Problem details:
Quote all of the data that follows exactly as written, skipping the images.

Source data:
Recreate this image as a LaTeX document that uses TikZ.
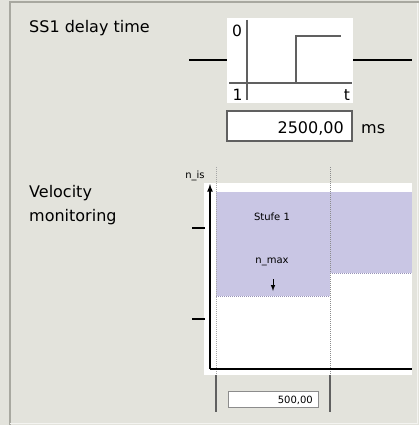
\documentclass[tikz,border=0pt]{standalone}
\usepackage{fontspec}
\setmainfont{DejaVu Sans}
\newfontfamily\chartfont{DejaVu Sans}
\usetikzlibrary{positioning}
\definecolor{panelbg}{HTML}{E3E3DC}
\definecolor{panelframe}{HTML}{A8A8A0}
\definecolor{axisgray}{HTML}{606060}
\definecolor{stufefill}{HTML}{C9C6E4}
\definecolor{stufeedge}{HTML}{9893B8}

\begin{document}
\begin{tikzpicture}[x=1pt, y=-1pt,
    label/.style={inner sep=0pt, font=\fontsize{16}{18}\selectfont},
    digit/.style={inner sep=0pt, font=\fontsize{15.5}{18}\selectfont, anchor=base},
    small/.style={inner sep=0pt, font=\chartfont\fontsize{10}{12}\selectfont},
    valuebox/.style={draw=axisgray, fill=white, line width=1.6pt},
    guide/.style={densely dotted, stufeedge, line width=1pt}]
  \fill[panelbg] (0,0) rectangle (419,425);
  \useasboundingbox (0,0) rectangle (419,425);
  \draw[panelframe, line width=2pt] (10,425) -- (10,2.5) -- (419,2.5);
  \draw[white!60!panelbg, line width=1pt] (10,423.5) -- (417.5,423.5) -- (417.5,3.5);

  % SS1 delay time
  \node[label, anchor=base west] (ss1) at (29,33) {SS1 delay time};
  \fill[white] (227,18) rectangle (353,103);
  \coordinate (linein) at (189,60);
  \coordinate (lineout) at (412,60);
  \draw[line width=2pt] (linein) -- (227,60);
  \draw[line width=2pt] (353,60) -- (lineout);
  \begin{scope}[axisgray, line width=2pt]
    \draw (247,20) -- (247,100);
    \draw (229,83) -- (352,83);
    \draw (296,83) -- (296,36) -- (341,36);
  \end{scope}
  \node[digit] (zero) at (237,37) {0};
  \node[digit] (one) at (237.5,100) {1};
  \node[digit] (tee) at (347,100) {t};
  \draw[valuebox] (227,111) rectangle (352,141);
  \node[label, anchor=base east] (delay) at (344,133) {2500,00};
  \node[label, anchor=base west] (unit) at (361,133) {ms};

  % Velocity monitoring
  \node[label, anchor=base west, align=left] (velo) at (29,221) {Velocity\\[6pt]monitoring};
  \fill[white] (204,183) rectangle (412,375);
  \fill[stufefill] (216,192) rectangle (330,296);
  \fill[stufefill] (330,192) rectangle (412,273);
  \draw[guide] (216,296) -- (330,296);
  \draw[guide] (330,273) -- (412,273);
  \draw[guide, black!35] (216,167) -- (216,375);
  \draw[guide, black!45] (330,167) -- (330,375);
  \draw[axisgray, line width=1.6pt] (216,375) -- (216,412);
  \draw[axisgray, line width=1.6pt] (330,375) -- (330,412);
  \coordinate (origin) at (210,369);
  \coordinate (ytop) at (210,184);
  \coordinate (xend) at (412,369);
  \draw[line width=1.6pt, -latex] (origin) -- (ytop);
  \draw[line width=1.6pt] (origin) -- (xend);
  \draw[line width=1.6pt] (192,228) -- (205,228);
  \draw[line width=1.6pt] (192,319) -- (205,319);
  \node[small, anchor=base] (nis) at (195,178) {n\_is};
  \node[small, anchor=base] (stufe) at (272,220) {Stufe 1};
  \node[small, anchor=base] (nmax) at (272,263) {n\_max};
  \coordinate (dropfrom) at (273,279);
  \coordinate (dropto) at (273,291);
  \draw[line width=1pt, -latex] (dropfrom) -- (dropto);
  \draw[draw=black!45, fill=white, line width=1pt] (228,391) rectangle (318,407);
  \node[small, anchor=base east] (window) at (313,403) {500,00};
\end{tikzpicture}
\end{document}
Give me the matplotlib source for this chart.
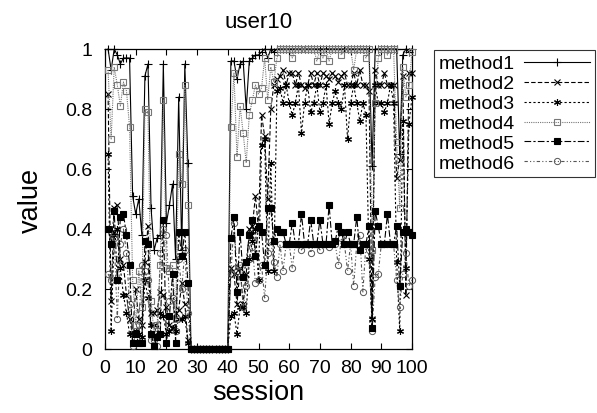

Task output:
Recreate this image as a LaTeX document that uses TikZ.
\documentclass[tikz,border=0pt]{standalone}
\usepackage{fontspec}
\setmainfont{DejaVu Sans}
\newfontfamily\chartfont{DejaVu Sans}
\usetikzlibrary{positioning}
\definecolor{panelbg}{HTML}{E3E3DC}
\definecolor{panelframe}{HTML}{A8A8A0}
\definecolor{axisgray}{HTML}{606060}
\definecolor{stufefill}{HTML}{C9C6E4}
\definecolor{stufeedge}{HTML}{9893B8}

\begin{document}
\begin{tikzpicture}[x=1pt, y=-1pt,
    label/.style={inner sep=0pt, font=\fontsize{16}{18}\selectfont},
    digit/.style={inner sep=0pt, font=\fontsize{15.5}{18}\selectfont, anchor=base},
    small/.style={inner sep=0pt, font=\chartfont\fontsize{10}{12}\selectfont},
    valuebox/.style={draw=axisgray, fill=white, line width=1.6pt},
    guide/.style={densely dotted, stufeedge, line width=1pt}]
  \fill[panelbg] (0,0) rectangle (419,425);
  \useasboundingbox (0,0) rectangle (419,425);
  \draw[panelframe, line width=2pt] (10,425) -- (10,2.5) -- (419,2.5);
  \draw[white!60!panelbg, line width=1pt] (10,423.5) -- (417.5,423.5) -- (417.5,3.5);

  % SS1 delay time
  \node[label, anchor=base west] (ss1) at (29,33) {SS1 delay time};
  \fill[white] (227,18) rectangle (353,103);
  \coordinate (linein) at (189,60);
  \coordinate (lineout) at (412,60);
  \draw[line width=2pt] (linein) -- (227,60);
  \draw[line width=2pt] (353,60) -- (lineout);
  \begin{scope}[axisgray, line width=2pt]
    \draw (247,20) -- (247,100);
    \draw (229,83) -- (352,83);
    \draw (296,83) -- (296,36) -- (341,36);
  \end{scope}
  \node[digit] (zero) at (237,37) {0};
  \node[digit] (one) at (237.5,100) {1};
  \node[digit] (tee) at (347,100) {t};
  \draw[valuebox] (227,111) rectangle (352,141);
  \node[label, anchor=base east] (delay) at (344,133) {2500,00};
  \node[label, anchor=base west] (unit) at (361,133) {ms};

  % Velocity monitoring
  \node[label, anchor=base west, align=left] (velo) at (29,221) {Velocity\\[6pt]monitoring};
  \fill[white] (204,183) rectangle (412,375);
  \fill[stufefill] (216,192) rectangle (330,296);
  \fill[stufefill] (330,192) rectangle (412,273);
  \draw[guide] (216,296) -- (330,296);
  \draw[guide] (330,273) -- (412,273);
  \draw[guide, black!35] (216,167) -- (216,375);
  \draw[guide, black!45] (330,167) -- (330,375);
  \draw[axisgray, line width=1.6pt] (216,375) -- (216,412);
  \draw[axisgray, line width=1.6pt] (330,375) -- (330,412);
  \coordinate (origin) at (210,369);
  \coordinate (ytop) at (210,184);
  \coordinate (xend) at (412,369);
  \draw[line width=1.6pt, -latex] (origin) -- (ytop);
  \draw[line width=1.6pt] (origin) -- (xend);
  \draw[line width=1.6pt] (192,228) -- (205,228);
  \draw[line width=1.6pt] (192,319) -- (205,319);
  \node[small, anchor=base] (nis) at (195,178) {n\_is};
  \node[small, anchor=base] (stufe) at (272,220) {Stufe 1};
  \node[small, anchor=base] (nmax) at (272,263) {n\_max};
  \coordinate (dropfrom) at (273,279);
  \coordinate (dropto) at (273,291);
  \draw[line width=1pt, -latex] (dropfrom) -- (dropto);
  \draw[draw=black!45, fill=white, line width=1pt] (228,391) rectangle (318,407);
  \node[small, anchor=base east] (window) at (313,403) {500,00};
\end{tikzpicture}
\end{document}
Give me the matplotlib source for this chart.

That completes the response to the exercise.